El Salvador Current Statement and Current Anomalies, March 2012

Report
from Famine Early Warning System Network
Published on 30 Mar 2012 View Original

he food security situation in El Salvador is stable. Before the primera season, the government delivered out-of cycle agricultural input packages to productive households in Tecoluca (San Vicente) and San Pedro (La Paz) to compensate for damages caused by 12E. Households are expected to begin harvesting these crops beginning in late March and continuing through April, with an estimated projected production of an estimated 3,686 MTs. The intent of this out-of-cycle production is to avoid market shortages of staple foods, and distribution areas were selected based on their productive potential for out-of-cycle harvests to assure greater country-wide availability of staple foods.

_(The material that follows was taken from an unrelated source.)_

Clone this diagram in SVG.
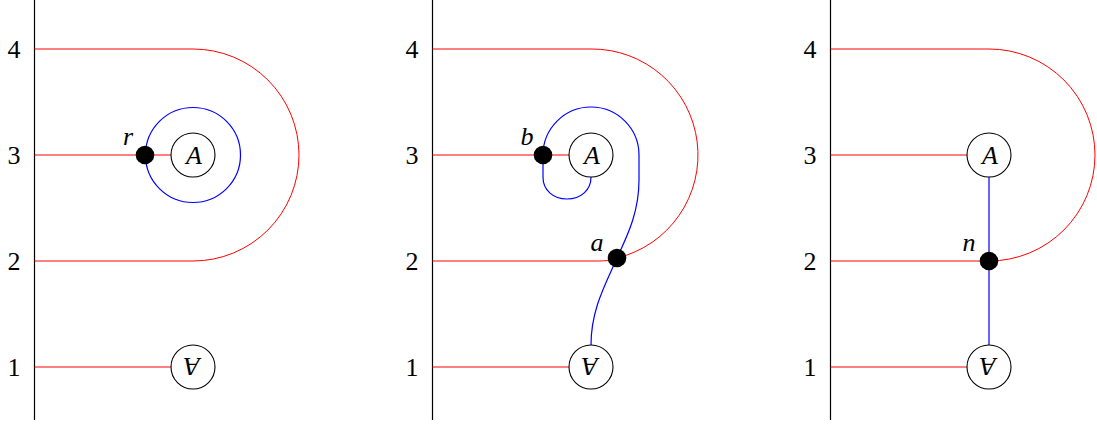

The Ministry of Agriculture (MAG) will distribute an additional 325,000 agricultural input packages, including white maize and seeds and fertilizer, to subsistence farmers in preparation for the primera season as part of their Agriculture Family Plan. Distribution will begin in mid-April in order to provide assistance to farmers in advance of the planting season which will begin in May starting in the western region. Beneficiary recipients have already been selected for this assistance. Agricultural assistance package will include domestically produced seeds (80 percent) and seeds imported from Nicaragua (20 percent). This assistance program is expected to provide enough inputs to plant over 267,000 hectares for a projected production of 921,658 MTs of white maize.

Unskilled labor opportunities are currently available for sugarcane harvest and will continue through April in Livelihood zone 3. Casual labor opportunities supporting coffee bean harvests have ended and households from livelihoods 1 and 2 are returning to their normal seasonal livelihoods activities.

According to MAG most commercial beans on the local markets are originally from Honduras and Nicaragua. The supply and demand of white maize and red beans remains stable, and prices are expected to remain stable in the near term. However, as the lean season approaches in May -June, prices are likely to increase.

Households throughout the country have maintained food reserves largely due to the adoption of effective drying and storage techniques that allowed for some salvaging of seeds in the aftermath of 12E. The availability of income from casual unskilled labor has also supplemented household food needs. However, communities in the pacific coastal area will experience an early lean season starting in May.